**WORK INSTRUCTIONS**
Transcribe everything in the data word for word. Pictures are left out.

**INFORMATION SUPPLIED**
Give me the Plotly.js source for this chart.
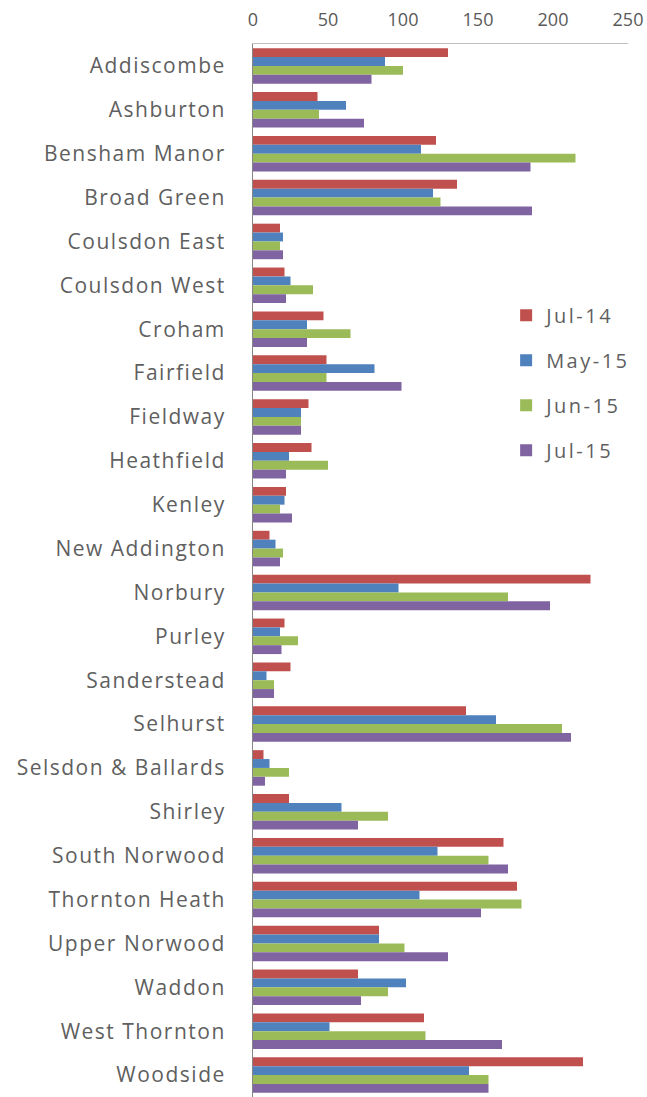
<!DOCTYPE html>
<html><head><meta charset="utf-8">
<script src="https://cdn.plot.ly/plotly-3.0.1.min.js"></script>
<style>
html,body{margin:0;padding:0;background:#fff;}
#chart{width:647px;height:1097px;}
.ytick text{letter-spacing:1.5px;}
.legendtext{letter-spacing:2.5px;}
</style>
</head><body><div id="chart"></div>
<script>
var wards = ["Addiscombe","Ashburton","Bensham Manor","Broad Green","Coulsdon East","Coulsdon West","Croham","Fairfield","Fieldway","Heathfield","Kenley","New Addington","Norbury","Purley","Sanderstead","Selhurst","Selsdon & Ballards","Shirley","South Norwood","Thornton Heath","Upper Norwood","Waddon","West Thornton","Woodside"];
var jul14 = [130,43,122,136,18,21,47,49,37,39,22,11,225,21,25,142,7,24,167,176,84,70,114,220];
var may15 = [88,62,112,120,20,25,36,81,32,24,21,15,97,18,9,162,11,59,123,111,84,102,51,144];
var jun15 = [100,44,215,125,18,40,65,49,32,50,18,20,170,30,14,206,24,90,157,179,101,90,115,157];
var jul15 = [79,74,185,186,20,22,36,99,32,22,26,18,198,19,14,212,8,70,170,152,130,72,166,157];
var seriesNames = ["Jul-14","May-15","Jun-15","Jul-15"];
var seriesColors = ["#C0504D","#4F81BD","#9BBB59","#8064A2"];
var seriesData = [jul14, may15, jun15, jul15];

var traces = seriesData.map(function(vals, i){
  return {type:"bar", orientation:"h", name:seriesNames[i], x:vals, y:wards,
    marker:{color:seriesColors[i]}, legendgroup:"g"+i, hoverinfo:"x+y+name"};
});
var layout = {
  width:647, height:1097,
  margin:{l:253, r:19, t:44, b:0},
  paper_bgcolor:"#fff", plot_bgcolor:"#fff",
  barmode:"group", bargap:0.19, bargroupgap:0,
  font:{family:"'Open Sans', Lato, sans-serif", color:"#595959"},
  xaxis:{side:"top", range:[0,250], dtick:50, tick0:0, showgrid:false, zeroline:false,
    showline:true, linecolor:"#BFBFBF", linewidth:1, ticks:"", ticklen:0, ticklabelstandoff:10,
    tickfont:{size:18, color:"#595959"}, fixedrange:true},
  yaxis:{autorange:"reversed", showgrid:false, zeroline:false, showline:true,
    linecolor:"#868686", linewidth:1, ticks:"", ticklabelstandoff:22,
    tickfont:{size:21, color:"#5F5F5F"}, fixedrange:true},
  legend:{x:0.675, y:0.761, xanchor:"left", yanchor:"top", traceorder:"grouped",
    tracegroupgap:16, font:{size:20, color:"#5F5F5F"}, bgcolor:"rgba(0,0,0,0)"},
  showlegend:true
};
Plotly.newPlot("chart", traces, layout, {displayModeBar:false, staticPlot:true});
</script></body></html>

**RESULT FOR THIS TASK**
Give me the Plotly.js source for this chart.
<!DOCTYPE html>
<html><head><meta charset="utf-8">
<script src="https://cdn.plot.ly/plotly-3.0.1.min.js"></script>
<style>
html,body{margin:0;padding:0;background:#fff;}
#chart{width:647px;height:1097px;}
.ytick text{letter-spacing:1.5px;}
.legendtext{letter-spacing:2.5px;}
</style>
</head><body><div id="chart"></div>
<script>
var wards = ["Addiscombe","Ashburton","Bensham Manor","Broad Green","Coulsdon East","Coulsdon West","Croham","Fairfield","Fieldway","Heathfield","Kenley","New Addington","Norbury","Purley","Sanderstead","Selhurst","Selsdon & Ballards","Shirley","South Norwood","Thornton Heath","Upper Norwood","Waddon","West Thornton","Woodside"];
var jul14 = [130,43,122,136,18,21,47,49,37,39,22,11,225,21,25,142,7,24,167,176,84,70,114,220];
var may15 = [88,62,112,120,20,25,36,81,32,24,21,15,97,18,9,162,11,59,123,111,84,102,51,144];
var jun15 = [100,44,215,125,18,40,65,49,32,50,18,20,170,30,14,206,24,90,157,179,101,90,115,157];
var jul15 = [79,74,185,186,20,22,36,99,32,22,26,18,198,19,14,212,8,70,170,152,130,72,166,157];
var seriesNames = ["Jul-14","May-15","Jun-15","Jul-15"];
var seriesColors = ["#C0504D","#4F81BD","#9BBB59","#8064A2"];
var seriesData = [jul14, may15, jun15, jul15];

var traces = seriesData.map(function(vals, i){
  return {type:"bar", orientation:"h", name:seriesNames[i], x:vals, y:wards,
    marker:{color:seriesColors[i]}, legendgroup:"g"+i, hoverinfo:"x+y+name"};
});
var layout = {
  width:647, height:1097,
  margin:{l:253, r:19, t:44, b:0},
  paper_bgcolor:"#fff", plot_bgcolor:"#fff",
  barmode:"group", bargap:0.19, bargroupgap:0,
  font:{family:"'Open Sans', Lato, sans-serif", color:"#595959"},
  xaxis:{side:"top", range:[0,250], dtick:50, tick0:0, showgrid:false, zeroline:false,
    showline:true, linecolor:"#BFBFBF", linewidth:1, ticks:"", ticklen:0, ticklabelstandoff:10,
    tickfont:{size:18, color:"#595959"}, fixedrange:true},
  yaxis:{autorange:"reversed", showgrid:false, zeroline:false, showline:true,
    linecolor:"#868686", linewidth:1, ticks:"", ticklabelstandoff:22,
    tickfont:{size:21, color:"#5F5F5F"}, fixedrange:true},
  legend:{x:0.675, y:0.761, xanchor:"left", yanchor:"top", traceorder:"grouped",
    tracegroupgap:16, font:{size:20, color:"#5F5F5F"}, bgcolor:"rgba(0,0,0,0)"},
  showlegend:true
};
Plotly.newPlot("chart", traces, layout, {displayModeBar:false, staticPlot:true});
</script></body></html>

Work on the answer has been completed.